A  typical bench jeweler has a torch and most likely a compressed oxygen tank which must be properly secured. Most jewelers chain the tank to a substantial wall. The workbench surface and surrounding immediate area should be fire resistant material. The best fuel gas for him may be natural gas from the utility. That is not heavier than air, and is not stored on the premises. That is a very safe configuration. Gold and silver smelting or casting works well with natural gas. Tanked gas stores a lot of energy (imagine a very loud boom) close to you. Heavier than air gases like acetylene and propane can accumulate if leaked and detonate later. So, gases like methane and hydrogen may be a better idea than heavier than air fuel gasa. Again, enforcement varies, but the codes are reasonably consistent state to state.

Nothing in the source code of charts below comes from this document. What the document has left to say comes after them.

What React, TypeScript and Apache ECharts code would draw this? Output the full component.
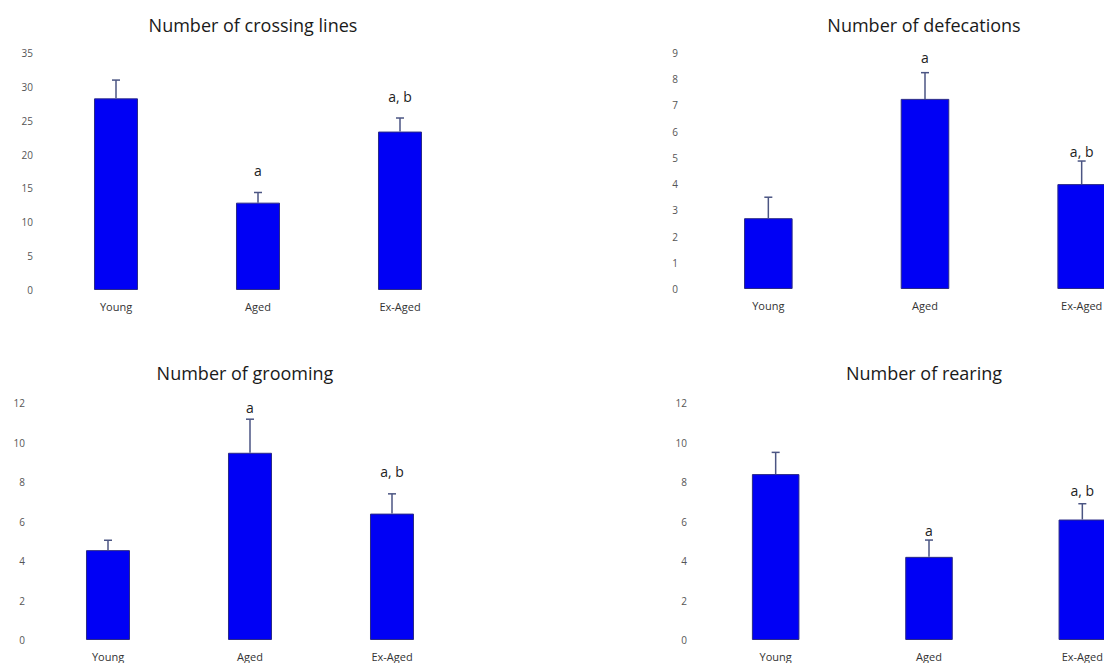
import React, { useEffect, useRef } from "react";
import * as echarts from "echarts";

// Groups shared by every panel
const groups = ["Young", "Aged", "Ex-Aged"];

// Number of crossing lines
const crossingMean = [28.3, 12.9, 23.4];
const crossingSem = [2.7, 1.5, 2.0];
const crossingMarks = ["", "a", "a, b"];

// Number of defecations
const defecationMean = [2.7, 7.25, 4.0];
const defecationSem = [0.8, 1.0, 0.88];
const defecationMarks = ["", "a", "a, b"];

// Number of grooming
const groomingMean = [4.55, 9.48, 6.4];
const groomingSem = [0.5, 1.7, 1.0];
const groomingMarks = ["", "a", "a, b"];

// Number of rearing
const rearingMean = [8.4, 4.21, 6.1];
const rearingSem = [1.1, 0.85, 0.8];
const rearingMarks = ["", "a", "a, b"];

const FONT = "'Open Sans', 'Liberation Sans', Arial, sans-serif";

type Panel = {
  title: string;
  mean: number[];
  sem: number[];
  marks: string[];
  max: number;
  interval: number;
  grid: { left: number; top: number; width: number; height: number };
  titleX: number;
  titleY: number;
  lift: number[];
};

// The right-hand column runs past the page edge, so the canvas is wider than the view.
const panels: Panel[] = [
  {
    title: "Number of crossing lines",
    mean: crossingMean,
    sem: crossingSem,
    marks: crossingMarks,
    max: 35,
    interval: 5,
    grid: { left: 45, top: 53, width: 426, height: 237 },
    titleX: 248,
    titleY: 11,
    lift: [0, 22, 22],
  },
  {
    title: "Number of defecations",
    mean: defecationMean,
    sem: defecationSem,
    marks: defecationMarks,
    max: 9,
    interval: 1,
    grid: { left: 690, top: 53, width: 470, height: 236 },
    titleX: 919,
    titleY: 11,
    lift: [0, 15, 10],
  },
  {
    title: "Number of grooming",
    mean: groomingMean,
    sem: groomingSem,
    marks: groomingMarks,
    max: 12,
    interval: 2,
    grid: { left: 37, top: 403, width: 426, height: 237 },
    titleX: 240,
    titleY: 359,
    lift: [0, 12, 22],
  },
  {
    title: "Number of rearing",
    mean: rearingMean,
    sem: rearingSem,
    marks: rearingMarks,
    max: 12,
    interval: 2,
    grid: { left: 699, top: 403, width: 460, height: 237 },
    titleX: 919,
    titleY: 359,
    lift: [0, 10, 13],
  },
];

function buildOption() {
  const title: any[] = [];
  const grid: any[] = [];
  const xAxis: any[] = [];
  const yAxis: any[] = [];
  const series: any[] = [];

  panels.forEach((p, i) => {
    title.push({
      text: p.title,
      left: p.titleX,
      top: p.titleY,
      textAlign: "center",
      textStyle: { fontFamily: FONT, fontSize: 18, fontWeight: "normal", color: "#1a1a1a" },
    });
    grid.push({ ...p.grid, containLabel: false });
    xAxis.push({
      type: "category",
      gridIndex: i,
      data: groups,
      axisLine: { show: false },
      axisTick: { show: false },
      axisLabel: { margin: 11, fontFamily: FONT, fontSize: 11, color: "#333" },
    });
    yAxis.push({
      type: "value",
      gridIndex: i,
      min: 0,
      max: p.max,
      interval: p.interval,
      splitLine: { show: false },
      axisLine: { show: false },
      axisTick: { show: false },
      axisLabel: { margin: 12, fontFamily: FONT, fontSize: 10, color: "#555" },
    });
    series.push({
      type: "bar",
      xAxisIndex: i,
      yAxisIndex: i,
      data: p.mean,
      barWidth: "31%",
      itemStyle: { color: "#0000f5", borderColor: "#2b2b86", borderWidth: 1 },
    });
    // Upper error whisker with cap, plus the significance letters above it
    series.push({
      type: "custom",
      xAxisIndex: i,
      yAxisIndex: i,
      data: p.mean.map((m, k) => [k, m, p.sem[k]]),
      z: 5,
      renderItem: (params: any, api: any) => {
        const k = api.value(0);
        const m = api.value(1);
        const s = api.value(2);
        const base = api.coord([k, m]);
        const top = api.coord([k, m + s]);
        const children: any[] = [
          {
            type: "line",
            shape: { x1: base[0], y1: base[1], x2: top[0], y2: top[1] },
            style: { stroke: "#4b5583", lineWidth: 1.5 },
          },
          {
            type: "line",
            shape: { x1: top[0] - 4, y1: top[1], x2: top[0] + 4, y2: top[1] },
            style: { stroke: "#4b5583", lineWidth: 1.5 },
          },
        ];
        const mark = p.marks[k];
        if (mark) {
          children.push({
            type: "text",
            x: top[0],
            y: top[1] - p.lift[k],
            style: {
              text: mark,
              fontFamily: FONT,
              fontSize: 14,
              fill: "#222",
              align: "center",
              verticalAlign: "middle",
            },
          });
        }
        return { type: "group", children };
      },
    });
  });

  return { animation: false, backgroundColor: "#ffffff", title, grid, xAxis, yAxis, series };
}

export default function App() {
  const ref = useRef<HTMLDivElement>(null);

  useEffect(() => {
    if (!ref.current) return;
    const chart = echarts.init(ref.current, undefined, { renderer: "svg" });
    chart.setOption(buildOption());
    return () => chart.dispose();
  }, []);

  return (
    <div
      ref={ref}
      style={{ position: "fixed", left: 0, top: 0, width: 1180, height: 663, background: "#fff" }}
    />
  );
}
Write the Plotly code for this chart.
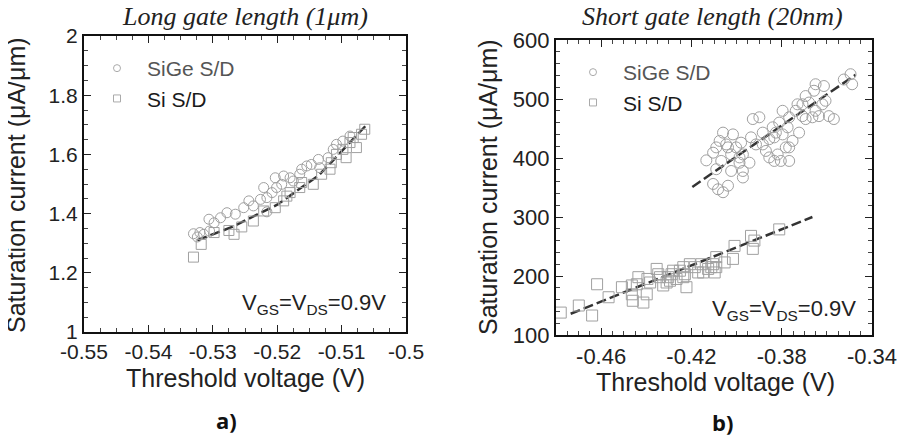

Once we address the torch and chemicals needed by a bench jeweler the next issue is the polishing lathe.

 

Your dust collection from this machine should be very good. Be sure to clean filters often. A enclosed hood is helpful for safety and good dust control. Polishing sweeps are worth from $50 per pound to over $100 depending on how much grinding goes on. That dust is considered hazardous material. The rouge we typically use contains very tiny particles of metals that are hazardous if inhaled. So keep your dust collector in good condition for your sake and the living breathing people around you.

The operating basics here are largely about housekeeping and safe organized storage and use of dangerous or hazardous materials. Throw in a portion of good documentation of materials and equipment. Understand where you work and what that means via your local codes. Train your people and yourself in good habits.

As long as you follow the above, and do not exceed the allowed capacity for your zone or building occupancy you will sleep well the night before and after a visit by a government official.